Добавить в цитаты Настройки чтения

Страница 40 из 84

Греческий ребенок и греческий простолюдин с незапамятных времен получал развлекательную науку и поучительную забаву из одного источника: из басен Эзопа. В последние века античности басня выходит из детской в большую литературу, басенные сюжеты обрастают у Бабрия тонко разработанными деталями, им на службу ставится риторическая техника; наивная назидательность и хитроумная картинность вступают в сочетание, во многом предвосхищающее самую суть ранневизантийской духовной атмосферы 68. Еще важнее другое: басенный подход проникает туда, куда он прежде не мог бы проникнуть — в наукообразную популярно-философскую литературу. Уже не няньки и дядьки, увещевающие дитя, но интеллигентные моралисты, блистающие умом перед взрослыми, рассказывают небылицы про умных и целомудренных зверей и стыдят человека их примером. Особенно много занимался этим в начале III в. Клавдий Элиан. В своем пространном сочинении «О животных» он перемешивает не слишком достоверные, но красочные сведения по занимательной биологии с нехитрыми моральными выводами: смотри, как ведут себя добровольно бессловесные животные — между тем как ты, наделенный разумом человек, нуждаешься в законах и запретах, чтобы удержаться от зла. Например, рыбы некоей породы якобы выручают друг друга из сетей, — и Элиан спешит добавить: «О люди, так поступают существа, которым чувство дружбы не привито, а врождено!» Лакедемонянам Ликург велел почитать старших— но слоны неукоснительно делают это без всякого Ликурга7. Человек не ведает смертного часа и притом страшится его; напротив, лебедь предчувствует смерть и встречает ее песнью, являя философское отношение к кончине71. Другие животные, напротив, коварны, злорадны, изобретательно мстят врагу, и человеку стоит задуматься над своим сходством с ними. Весь животный мир — это галерея наглядных эмблем морального добра и морального зла.
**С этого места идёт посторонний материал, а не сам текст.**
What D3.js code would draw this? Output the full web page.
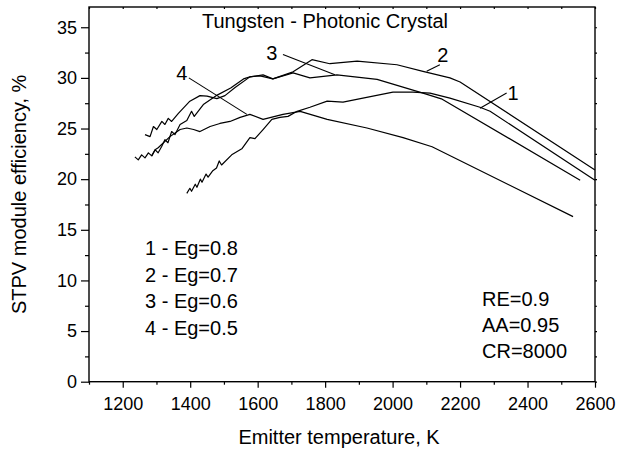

Стоит попутно отметить, что привычка видеть в животном человека принуждала в человеке увидеть животное — конечно, басенное животное. Позднеантичная и ранневи-зантийская физиогномика — яркое тому свидетельство. Облик человека и облик животного в принципе приравнены, как овеществление «нрава» и «природы». Как писал около 330 г. некто Адамантий, «большие зрачки изобличают простеца, а маленькие — лукавца, как и среди других живых существ змеи, ихневмоны, обезьяны, лисы и прочие лукавые твари имеют узкие зрачки, а овцы, коровы и прочие простоумные твари — широкие зрачки» 72. Хитрость человека здесь единоприродна хитрости ихневмона или лисы,»его простодушие тождественно простодушию овцы или коровы. Физиогномика приучила ранневизантийское сознание к тому, чтобы связывать телесную конституцию человека с его психологическим типом так же жестко, как порода зверя связана с повадками зверя. Поэтому Прокопий Кесарий-ский так многозначительно, с таким нажимом сообщает, что Юстиниан складом тела и чертами лица похож на статую Домициана73; подразумевается, что оба деспота — животные одной породы и, следовательно, одинакового нрава. Для физиогномического мышления «этос» явлен так же наглядно и неизменно, как «эйдос», как пропорции тела или форма носа; басенная лиса не может перестать быть хитрой, басенная змея — злокозненной.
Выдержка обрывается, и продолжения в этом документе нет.